Material:
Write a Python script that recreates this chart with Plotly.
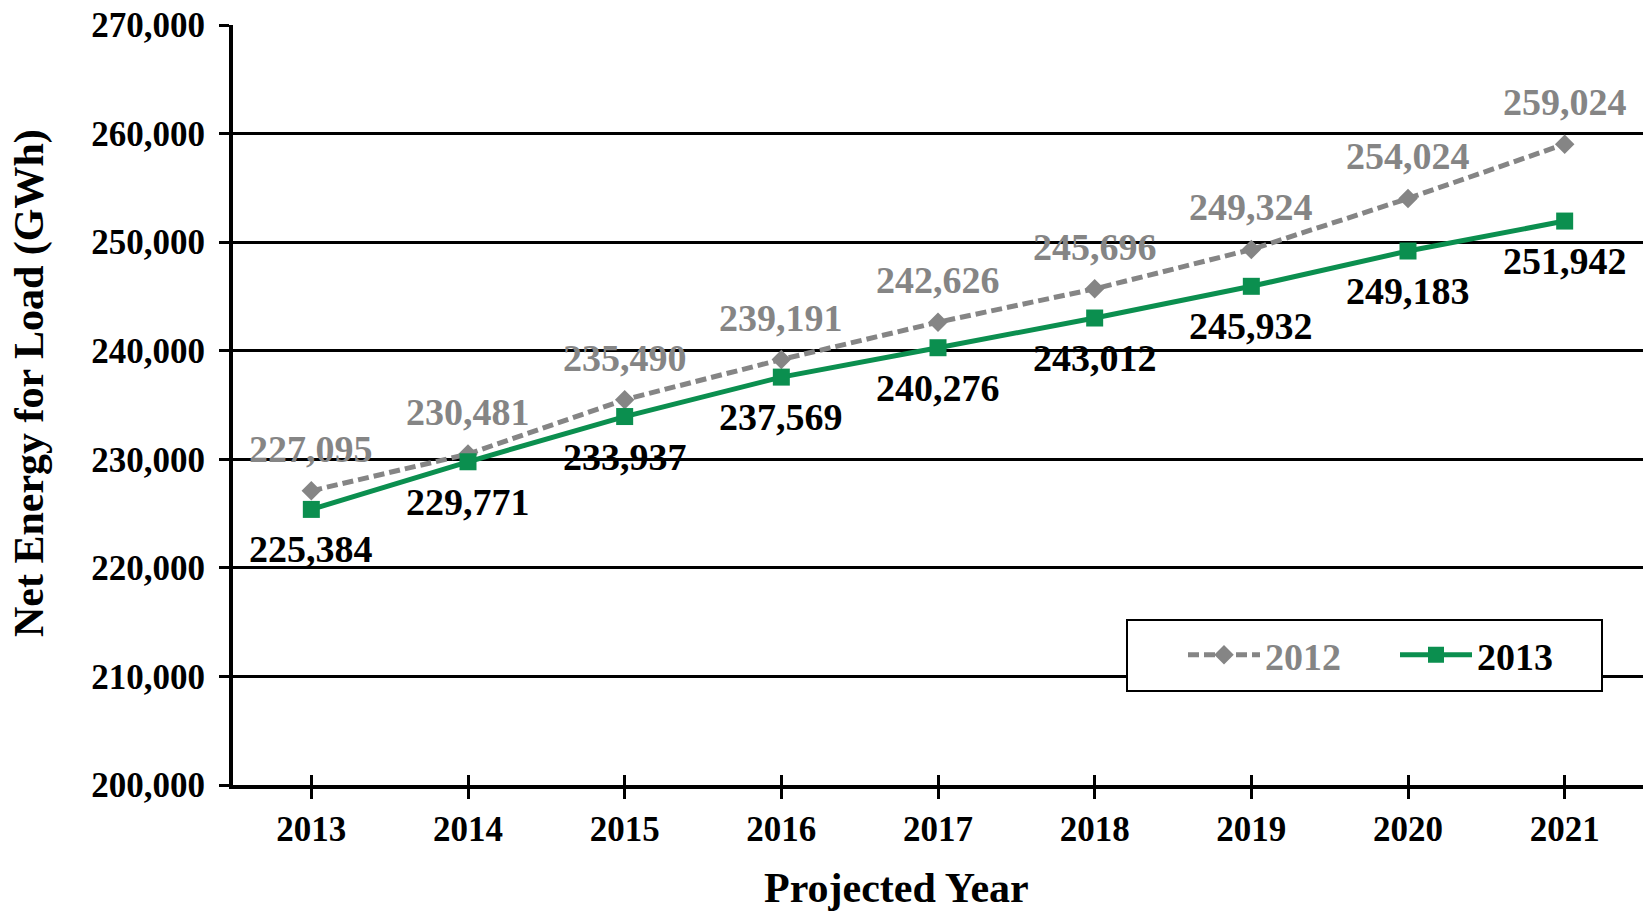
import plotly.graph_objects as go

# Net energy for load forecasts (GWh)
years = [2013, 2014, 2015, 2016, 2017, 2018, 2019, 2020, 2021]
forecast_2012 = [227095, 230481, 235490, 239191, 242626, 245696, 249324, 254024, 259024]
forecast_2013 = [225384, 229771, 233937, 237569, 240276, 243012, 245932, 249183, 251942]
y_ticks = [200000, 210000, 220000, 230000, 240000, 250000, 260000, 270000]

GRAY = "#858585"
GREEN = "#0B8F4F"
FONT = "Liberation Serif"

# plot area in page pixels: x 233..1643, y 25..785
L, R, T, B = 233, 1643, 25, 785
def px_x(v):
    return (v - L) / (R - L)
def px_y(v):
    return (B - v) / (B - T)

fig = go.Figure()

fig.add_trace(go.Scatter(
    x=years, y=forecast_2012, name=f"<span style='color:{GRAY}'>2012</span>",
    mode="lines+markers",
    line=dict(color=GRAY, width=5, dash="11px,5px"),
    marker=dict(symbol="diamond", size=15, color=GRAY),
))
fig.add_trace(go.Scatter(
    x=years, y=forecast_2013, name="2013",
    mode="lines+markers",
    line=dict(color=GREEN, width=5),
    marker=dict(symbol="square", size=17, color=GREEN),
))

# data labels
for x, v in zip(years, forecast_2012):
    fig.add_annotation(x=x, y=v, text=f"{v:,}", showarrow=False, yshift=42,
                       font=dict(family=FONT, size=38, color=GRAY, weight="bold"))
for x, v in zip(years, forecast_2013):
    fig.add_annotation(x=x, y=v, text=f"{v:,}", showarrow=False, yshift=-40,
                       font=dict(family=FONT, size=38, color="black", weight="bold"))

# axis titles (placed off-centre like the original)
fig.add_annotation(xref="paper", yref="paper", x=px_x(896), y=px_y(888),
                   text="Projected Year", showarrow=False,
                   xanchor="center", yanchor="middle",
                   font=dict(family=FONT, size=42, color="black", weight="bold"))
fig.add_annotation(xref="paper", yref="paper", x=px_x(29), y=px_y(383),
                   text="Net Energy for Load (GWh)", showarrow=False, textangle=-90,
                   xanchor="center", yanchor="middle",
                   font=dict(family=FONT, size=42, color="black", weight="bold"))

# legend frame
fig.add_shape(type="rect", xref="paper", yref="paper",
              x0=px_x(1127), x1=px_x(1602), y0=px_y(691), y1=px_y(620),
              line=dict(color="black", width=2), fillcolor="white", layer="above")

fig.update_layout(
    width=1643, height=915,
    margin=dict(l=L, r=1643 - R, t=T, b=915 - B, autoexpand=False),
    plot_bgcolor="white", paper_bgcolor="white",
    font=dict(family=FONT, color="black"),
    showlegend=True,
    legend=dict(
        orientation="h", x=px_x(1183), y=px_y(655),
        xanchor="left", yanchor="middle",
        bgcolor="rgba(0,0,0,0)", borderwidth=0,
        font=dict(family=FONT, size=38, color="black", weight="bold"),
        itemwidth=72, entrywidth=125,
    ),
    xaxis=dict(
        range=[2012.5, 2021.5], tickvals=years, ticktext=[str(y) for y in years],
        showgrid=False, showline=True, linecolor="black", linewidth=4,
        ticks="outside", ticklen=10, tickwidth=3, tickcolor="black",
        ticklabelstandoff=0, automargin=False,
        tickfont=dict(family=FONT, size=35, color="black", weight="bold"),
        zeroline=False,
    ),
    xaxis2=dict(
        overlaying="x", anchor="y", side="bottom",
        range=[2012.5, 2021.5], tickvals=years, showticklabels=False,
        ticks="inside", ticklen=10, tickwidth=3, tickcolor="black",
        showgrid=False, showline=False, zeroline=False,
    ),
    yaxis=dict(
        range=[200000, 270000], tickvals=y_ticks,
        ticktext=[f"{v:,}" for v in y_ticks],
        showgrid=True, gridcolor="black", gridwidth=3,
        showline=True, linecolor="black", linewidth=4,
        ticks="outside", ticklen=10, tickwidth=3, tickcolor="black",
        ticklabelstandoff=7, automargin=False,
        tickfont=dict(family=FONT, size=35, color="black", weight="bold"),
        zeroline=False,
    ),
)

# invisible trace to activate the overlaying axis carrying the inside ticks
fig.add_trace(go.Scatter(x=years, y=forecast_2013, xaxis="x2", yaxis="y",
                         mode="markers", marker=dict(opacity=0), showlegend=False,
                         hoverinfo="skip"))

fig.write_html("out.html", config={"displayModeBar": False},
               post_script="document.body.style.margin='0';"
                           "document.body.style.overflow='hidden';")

Aim of the task: Give again, exactly, the lines from the start of the data through the one holding "fig = go.Figure()"; omit the pictures.

Task output:
Write a Python script that recreates this chart with Plotly.
import plotly.graph_objects as go

# Net energy for load forecasts (GWh)
years = [2013, 2014, 2015, 2016, 2017, 2018, 2019, 2020, 2021]
forecast_2012 = [227095, 230481, 235490, 239191, 242626, 245696, 249324, 254024, 259024]
forecast_2013 = [225384, 229771, 233937, 237569, 240276, 243012, 245932, 249183, 251942]
y_ticks = [200000, 210000, 220000, 230000, 240000, 250000, 260000, 270000]

GRAY = "#858585"
GREEN = "#0B8F4F"
FONT = "Liberation Serif"

# plot area in page pixels: x 233..1643, y 25..785
L, R, T, B = 233, 1643, 25, 785
def px_x(v):
    return (v - L) / (R - L)
def px_y(v):
    return (B - v) / (B - T)

fig = go.Figure()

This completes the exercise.